No Insper, a aluna Katty Terra, de 23 anos, que está no 8º semestre do curso de Engenharia Mecânica, adotou o nome social. Ela conta que descobriu sua identidade de gênero quando tinha por volta de 11 ou 12 anos, quando passou a sentir uma desconexão entre as expectativas da sociedade e seu conforto pessoal. Durante muitos anos, Katty lutou com conflitos internos que a impediam de assumir o que sentia. Quando entrou no Insper, a estudante ainda se vestia como homem e usava seu nome civil. No entanto, à medida que foi amadurecendo durante sua experiência na faculdade, ela foi se sentindo mais à vontade para assumir sua identidade de gênero. Um momento de virada ocorreu durante a pandemia da covid-19. “O tempo que passei em casa durante a pandemia me deu uma oportunidade de autorreflexão e crescimento pessoal”, diz a aluna.
Katty conta que escolheu seu nome social por se sentir identificada com uma personagem que ela mesma criou durante a infância. “Desde criança, eu desenhava e escrevia bastante, criava muitas personagens. E fui tendo uma identificação muito grande com uma das personagens, chamada Katty”, lembra. “Meus amigos passaram a me chamar de Katty e fui me apegando ao nome.”

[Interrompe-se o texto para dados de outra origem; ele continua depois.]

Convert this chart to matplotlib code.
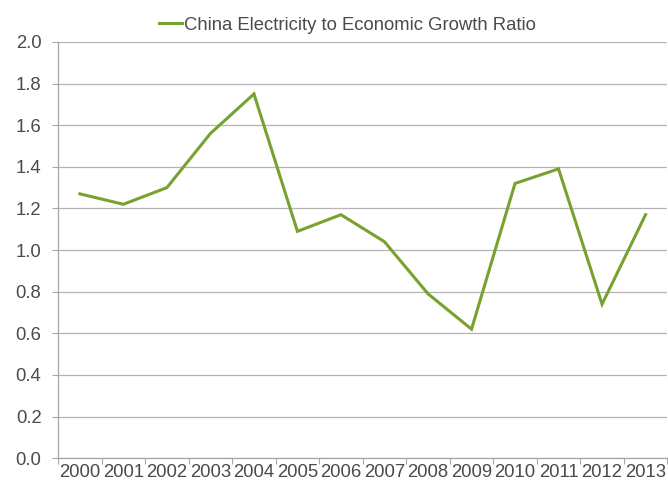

A aluna começou a usar o nome que escolheu com mais frequência há cerca de três anos, primeiramente entre a família. Ela demonstra gratidão pelo apoio que recebeu de seus pais, que respeitaram sua identidade de gênero e proporcionaram um ambiente acolhedor. “Os meus pais me apoiaram bastante e me deram os meios para eu poder me sentir bem e feliz com quem eu sou”, diz. “Claro, não foi um processo instantâneo. Nos primeiros meses, houve uma espécie de sensação de luto entre os meus pais, um tempo necessário para eles readaptarem seus pensamentos e sentimentos.”
No Insper, Katty diz ter se sentido acolhida por seus amigos. “Há pessoas que são mais receptivas e outras que são menos receptivas. Mas, no geral, no meu grupo de amigos, todos me receberam bem”, conta. Katty pode usar o nome que escolheu nas interações com os professores e com os colegas. No entanto, seu login e e-mail na escola ainda mantêm o nome registrado originalmente na matrícula. Katty entende que essa é uma questão sistêmica que ainda demandará tempo para ser solucionada.
Katty ainda não alterou seus documentos oficiais, mas planeja fazê-lo assim que possível. Ela menciona as dificuldades burocráticas e os desafios da mudança de nome no Brasil, devido a receios com criminalidade e segurança. Katty chegou a procurar um cartório para se informar sobre o processo de alteração do registro civil, mas, diante das exigências, ela decidiu aguardar um momento mais oportuno. “Estou focada agora em terminar meu TCC. Decidi deixar para ir atrás dos trâmites da mudança de nome quando estiver mais tranquila na faculdade”, diz Katty.